● **Dataset extract**

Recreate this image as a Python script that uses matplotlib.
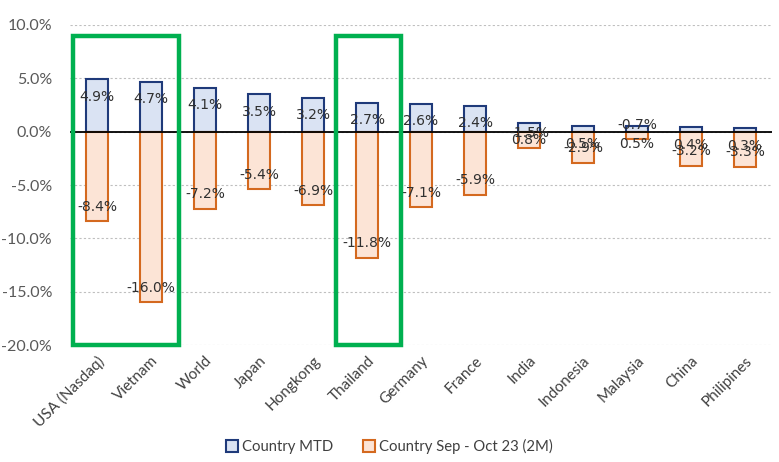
import matplotlib
matplotlib.use("Agg")
import matplotlib.pyplot as plt
from matplotlib.patches import Rectangle
from matplotlib.ticker import FuncFormatter

categories = ["USA (Nasdaq)", "Vietnam", "World", "Japan", "Hongkong", "Thailand",
              "Germany", "France", "India", "Indonesia", "Malaysia", "China", "Philipines"]
mtd = [4.9, 4.7, 4.1, 3.5, 3.2, 2.7, 2.6, 2.4, 0.8, 0.5, 0.5, 0.4, 0.3]
two_m = [-8.4, -16.0, -7.2, -5.4, -6.9, -11.8, -7.1, -5.9, -1.5, -2.9, -0.7, -3.2, -3.3]
highlight_groups = [(0, 1), (5, 5)]

plt.rcParams['font.family'] = ['Lato', 'DejaVu Sans']

fig = plt.figure(figsize=(7.79, 4.62), dpi=100)
ax = fig.add_axes([0.09, 0.253, 0.901, 0.693])

x = list(range(len(categories)))
w = 0.41
blue_fc, blue_ec = "#DAE3F3", "#1F3A7A"
orange_fc, orange_ec = "#FCE4D6", "#D4691F"

ax.bar(x, mtd, width=w, color=blue_fc, edgecolor=blue_ec, linewidth=1.5,
       label="Country MTD", zorder=3)
ax.bar(x, two_m, width=w, color=orange_fc, edgecolor=orange_ec, linewidth=1.5,
       label="Country Sep - Oct 23 (2M)", zorder=3)

for xi, v in zip(x, mtd):
    ax.annotate(f"{v:.1f}%", (xi, v), xytext=(0, -12.5), textcoords="offset points",
                ha="center", va="center", fontsize=10, color="#303030", zorder=5,
                family="DejaVu Sans")
for xi, v in zip(x, two_m):
    ax.annotate(f"{v:.1f}%", (xi, v), xytext=(0, 10.5), textcoords="offset points",
                ha="center", va="center", fontsize=10, color="#303030", zorder=5,
                family="DejaVu Sans")

ax.set_ylim(-20, 10)
ax.set_xlim(-0.5, len(categories) - 0.5)
ax.set_yticks([10, 5, 0, -5, -10, -15, -20])
ax.yaxis.set_major_formatter(FuncFormatter(lambda v, p: f"{v:.1f}%"))
ax.grid(axis="y", color="#BFBFBF", linestyle=(0, (2, 2)), linewidth=0.8, zorder=0)
ax.axhline(0, color="black", linewidth=1.3, zorder=4)
for s in ax.spines.values():
    s.set_visible(False)
ax.tick_params(axis="both", length=0)
ax.tick_params(axis="y", labelsize=11.5, labelcolor="#595959", pad=13)
ax.set_xticks(x)
ax.set_xticklabels(categories, rotation=45, ha="right", rotation_mode="anchor",
                   fontsize=11, color="#404040")
ax.tick_params(axis="x", pad=6)

# highlight boxes
pads = [(0.45, 0.51), (0.57, 0.63)]
for (a, b), (pl, pr) in zip(highlight_groups, pads):
    r = Rectangle((a - pl, -20), (b + pr) - (a - pl), 29.0, fill=False,
                  edgecolor="#00B050", linewidth=3.2, zorder=6, clip_on=False)
    ax.add_patch(r)

leg = fig.legend(loc="center", bbox_to_anchor=(0.5, 0.033), ncol=2, frameon=False,
                 fontsize=10.7, handlelength=0.8, handleheight=0.8, handletextpad=0.3,
                 columnspacing=2.0)
for t in leg.get_texts():
    t.set_color("#404040")

fig.savefig("out.png", dpi=100)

● **Request**
Your task is to repeat the material above exactly, without its pictures.

● **Result for this task**
Recreate this image as a Python script that uses matplotlib.
import matplotlib
matplotlib.use("Agg")
import matplotlib.pyplot as plt
from matplotlib.patches import Rectangle
from matplotlib.ticker import FuncFormatter

categories = ["USA (Nasdaq)", "Vietnam", "World", "Japan", "Hongkong", "Thailand",
              "Germany", "France", "India", "Indonesia", "Malaysia", "China", "Philipines"]
mtd = [4.9, 4.7, 4.1, 3.5, 3.2, 2.7, 2.6, 2.4, 0.8, 0.5, 0.5, 0.4, 0.3]
two_m = [-8.4, -16.0, -7.2, -5.4, -6.9, -11.8, -7.1, -5.9, -1.5, -2.9, -0.7, -3.2, -3.3]
highlight_groups = [(0, 1), (5, 5)]

plt.rcParams['font.family'] = ['Lato', 'DejaVu Sans']

fig = plt.figure(figsize=(7.79, 4.62), dpi=100)
ax = fig.add_axes([0.09, 0.253, 0.901, 0.693])

x = list(range(len(categories)))
w = 0.41
blue_fc, blue_ec = "#DAE3F3", "#1F3A7A"
orange_fc, orange_ec = "#FCE4D6", "#D4691F"

ax.bar(x, mtd, width=w, color=blue_fc, edgecolor=blue_ec, linewidth=1.5,
       label="Country MTD", zorder=3)
ax.bar(x, two_m, width=w, color=orange_fc, edgecolor=orange_ec, linewidth=1.5,
       label="Country Sep - Oct 23 (2M)", zorder=3)

for xi, v in zip(x, mtd):
    ax.annotate(f"{v:.1f}%", (xi, v), xytext=(0, -12.5), textcoords="offset points",
                ha="center", va="center", fontsize=10, color="#303030", zorder=5,
                family="DejaVu Sans")
for xi, v in zip(x, two_m):
    ax.annotate(f"{v:.1f}%", (xi, v), xytext=(0, 10.5), textcoords="offset points",
                ha="center", va="center", fontsize=10, color="#303030", zorder=5,
                family="DejaVu Sans")

ax.set_ylim(-20, 10)
ax.set_xlim(-0.5, len(categories) - 0.5)
ax.set_yticks([10, 5, 0, -5, -10, -15, -20])
ax.yaxis.set_major_formatter(FuncFormatter(lambda v, p: f"{v:.1f}%"))
ax.grid(axis="y", color="#BFBFBF", linestyle=(0, (2, 2)), linewidth=0.8, zorder=0)
ax.axhline(0, color="black", linewidth=1.3, zorder=4)
for s in ax.spines.values():
    s.set_visible(False)
ax.tick_params(axis="both", length=0)
ax.tick_params(axis="y", labelsize=11.5, labelcolor="#595959", pad=13)
ax.set_xticks(x)
ax.set_xticklabels(categories, rotation=45, ha="right", rotation_mode="anchor",
                   fontsize=11, color="#404040")
ax.tick_params(axis="x", pad=6)

# highlight boxes
pads = [(0.45, 0.51), (0.57, 0.63)]
for (a, b), (pl, pr) in zip(highlight_groups, pads):
    r = Rectangle((a - pl, -20), (b + pr) - (a - pl), 29.0, fill=False,
                  edgecolor="#00B050", linewidth=3.2, zorder=6, clip_on=False)
    ax.add_patch(r)

leg = fig.legend(loc="center", bbox_to_anchor=(0.5, 0.033), ncol=2, frameon=False,
                 fontsize=10.7, handlelength=0.8, handleheight=0.8, handletextpad=0.3,
                 columnspacing=2.0)
for t in leg.get_texts():
    t.set_color("#404040")

fig.savefig("out.png", dpi=100)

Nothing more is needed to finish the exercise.